The panel comprised “authors, publishers and aggregators” and included John Cruickshank, Publisher, Toronto Star; Susan Caron, Manager, Collection Development, Toronto Library; Jian Ghomeshi, host of Q Radio One, CBC; Nathan Maharaj, Merchandising Director, Kobo eReader; Alana Wilcox, Editorial Director, Coach House Press & Carolyn Wood, Executive Director, Association of Canadian Publishers.
The discussion while insightful, was also a “a game of bluff and bluster, words and whimsy,” with everyone generally agreeing that even if technology changes reading habits, the habit of reading won’t disappear altogether. Not surprising, considering it was a congregation of believers in the supremacy of reading.
A similar panel discussion at the 2010 Luminato on Fiction in the Age of E-Books (authors Katherine Govier and Paul Theroux, publisher Sarah MacLachlan, bookseller Joel Silver and journalist Scott Stossel) had reached the same sort of conclusion of being “torn between hope and nostalgia.”
McLuhan Legacy Network had organised a series of events between July 18 and 24, to celebrate the centenary of Marshall McLuhan (July 21, 1911 – December 31, 1980). McLuhan was a Canadian.
McLuhan’s prophetic insights into the media and society have shaped our thinking over the last five decades. For instance, aphorisms such as the medium is the message, the global village, information overload, all advertising advertises advertising, the future of the book is the blurb, remain embedded in our consciousness, nearly five decades since they were postulated.

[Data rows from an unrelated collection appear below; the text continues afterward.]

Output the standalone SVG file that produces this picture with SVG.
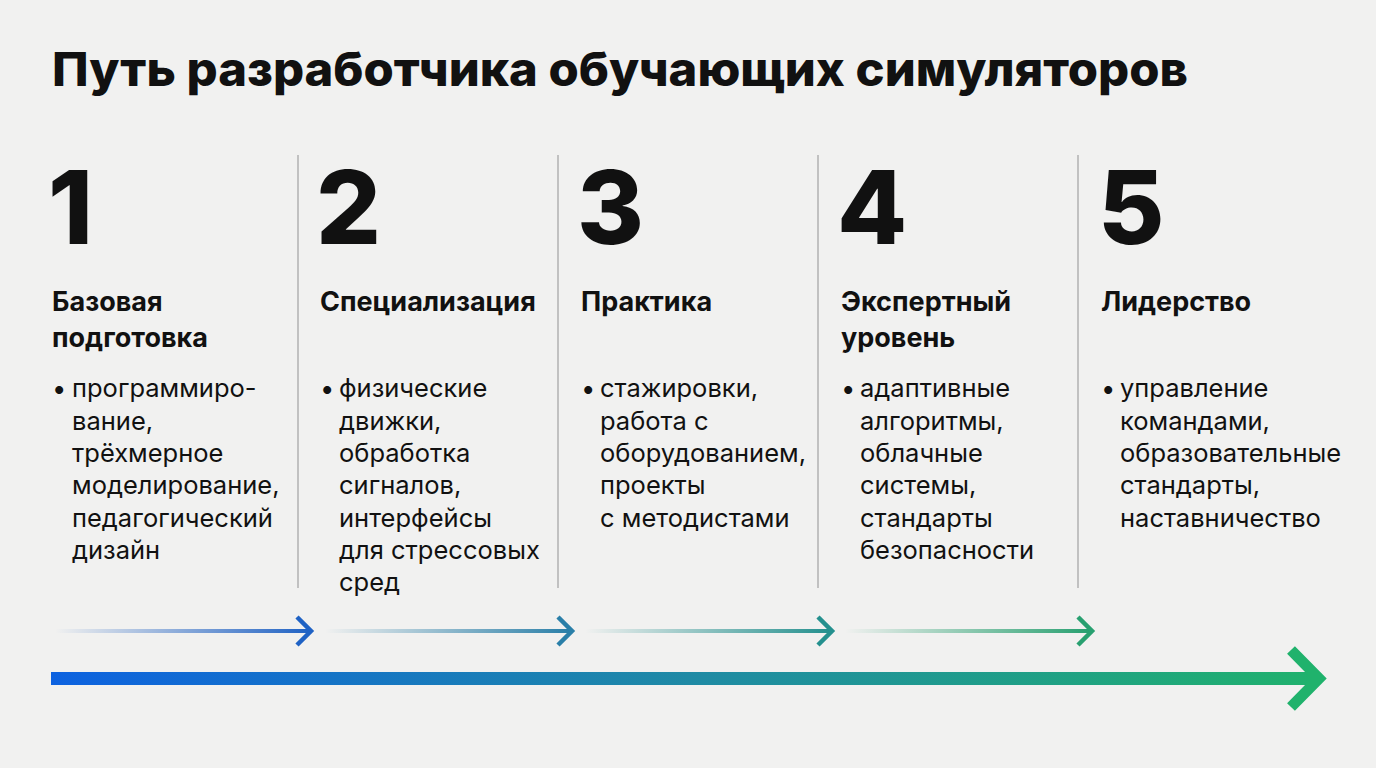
<svg xmlns="http://www.w3.org/2000/svg" width="1376" height="768" viewBox="0 0 1376 768">
<defs>
<style>
text{font-family:Inter,"Liberation Sans",sans-serif;fill:#111}
.t{font-size:47px;font-weight:800}
.n{font-size:102px;font-weight:800}
.h{font-size:27px;font-weight:700}
.b{font-size:25.5px}
.d{stroke:#a8a8a8;stroke-width:1.3}
</style>
<linearGradient id="g1" x1="0" x2="1"><stop offset="0" stop-color="#1f5fc0" stop-opacity="0"/><stop offset="1" stop-color="#1f62c4"/></linearGradient>
<linearGradient id="g2" x1="0" x2="1"><stop offset="0" stop-color="#2a7fa8" stop-opacity="0"/><stop offset="1" stop-color="#2a7fa8"/></linearGradient>
<linearGradient id="g3" x1="0" x2="1"><stop offset="0" stop-color="#24908e" stop-opacity="0"/><stop offset="1" stop-color="#24908e"/></linearGradient>
<linearGradient id="g4" x1="0" x2="1"><stop offset="0" stop-color="#28a070" stop-opacity="0"/><stop offset="1" stop-color="#28a070"/></linearGradient>
<linearGradient id="gb" gradientUnits="userSpaceOnUse" x1="51" x2="1325" y1="0" y2="0"><stop offset="0" stop-color="#0d62e0"/><stop offset="0.5" stop-color="#1f8aa5"/><stop offset="1" stop-color="#20b26c"/></linearGradient>
</defs>
<rect width="1376" height="768" fill="#f1f1f0"/>
<text class="t" x="52" y="86" textLength="1136" lengthAdjust="spacingAndGlyphs">Путь разработчика обучающих симуляторов</text>
<g id="dividers">
<line class="d" x1="298" y1="155" x2="298" y2="588"/>
<line class="d" x1="558" y1="155" x2="558" y2="588"/>
<line class="d" x1="818" y1="155" x2="818" y2="588"/>
<line class="d" x1="1078" y1="155" x2="1078" y2="588"/>
</g>
<g id="step1">
<text class="n" x="48" y="244">1</text>
<text class="h" x="52" y="311">Базовая</text><text class="h" x="52" y="347">подготовка</text>
<text class="b" x="52" y="397">•</text>
<text class="b" x="72" y="397">программиро-</text><text class="b" x="72" y="430">вание,</text><text class="b" x="72" y="462">трёхмерное</text><text class="b" x="72" y="494">моделирование,</text><text class="b" x="72" y="527">педагогический</text><text class="b" x="72" y="559">дизайн</text>
</g>
<g id="step2">
<text class="n" x="316" y="244">2</text>
<text class="h" x="320" y="311">Специализация</text>
<text class="b" x="320" y="397">•</text>
<text class="b" x="339" y="397">физические</text><text class="b" x="339" y="430">движки,</text><text class="b" x="339" y="462">обработка</text><text class="b" x="339" y="494">сигналов,</text><text class="b" x="339" y="527">интерфейсы</text><text class="b" x="339" y="559">для стрессовых</text><text class="b" x="339" y="591">сред</text>
</g>
<g id="step3">
<text class="n" x="577" y="244">3</text>
<text class="h" x="581" y="311">Практика</text>
<text class="b" x="581" y="397">•</text>
<text class="b" x="600" y="397">стажировки,</text><text class="b" x="600" y="430">работа с</text><text class="b" x="600" y="462">оборудованием,</text><text class="b" x="600" y="494">проекты</text><text class="b" x="600" y="527">с методистами</text>
</g>
<g id="step4">
<text class="n" x="837" y="244">4</text>
<text class="h" x="841" y="311">Экспертный</text><text class="h" x="841" y="347">уровень</text>
<text class="b" x="841" y="397">•</text>
<text class="b" x="860" y="397">адаптивные</text><text class="b" x="860" y="430">алгоритмы,</text><text class="b" x="860" y="462">облачные</text><text class="b" x="860" y="494">системы,</text><text class="b" x="860" y="527">стандарты</text><text class="b" x="860" y="559">безопасности</text>
</g>
<g id="step5">
<text class="n" x="1098" y="244">5</text>
<text class="h" x="1101" y="311">Лидерство</text>
<text class="b" x="1101" y="397">•</text>
<text class="b" x="1120" y="397">управление</text><text class="b" x="1120" y="430">командами,</text><text class="b" x="1120" y="462">образовательные</text><text class="b" x="1120" y="494">стандарты,</text><text class="b" x="1120" y="527">наставничество</text>
</g>
<g id="connectors" fill="none" stroke-linecap="butt">
<rect x="55" y="629" width="255" height="4" fill="url(#g1)" stroke="none"/>
<path d="M297 617 L311 631 L297 645" stroke="#1f62c4" stroke-width="4.5"/>
<rect x="325" y="629" width="245" height="4" fill="url(#g2)" stroke="none"/>
<path d="M558 617 L572 631 L558 645" stroke="#2a7fa8" stroke-width="4.5"/>
<rect x="585" y="629" width="245" height="4" fill="url(#g3)" stroke="none"/>
<path d="M818 617 L832 631 L818 645" stroke="#24908e" stroke-width="4.5"/>
<rect x="845" y="629" width="245" height="4" fill="url(#g4)" stroke="none"/>
<path d="M1078 617 L1092 631 L1078 645" stroke="#28a070" stroke-width="4.5"/>
<rect x="51" y="672" width="1268" height="13" fill="url(#gb)" stroke="none"/>
<path d="M1291 650 L1319 678.5 L1291 707" stroke="#20b26c" stroke-width="11"/>
</g>
</svg>
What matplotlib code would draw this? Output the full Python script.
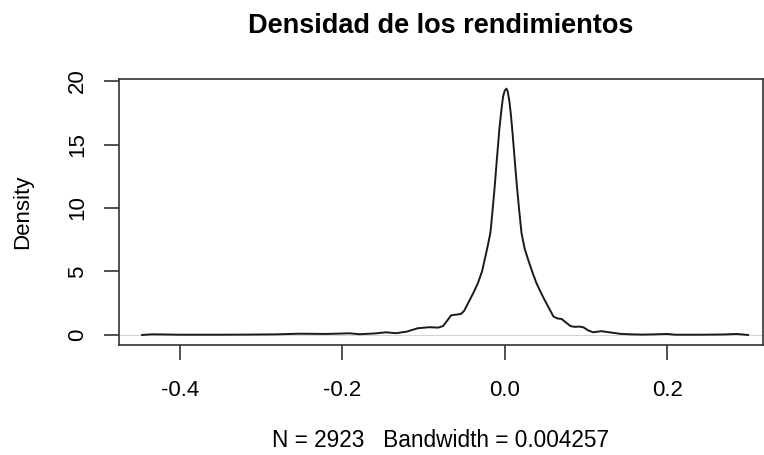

And his frighteningly prescient prediction about the Age of the Internet:
“The next medium, whatever it is – it may be the extension of consciousness – will include television as its content, not as its environment, and will transform television into an art form. A computer as a research and communication instrument could enhance retrieval, obsolesce mass library organization, retrieve the individual's encyclopaedic function, and flip into a private line to speedily tailored data of a saleable kind.”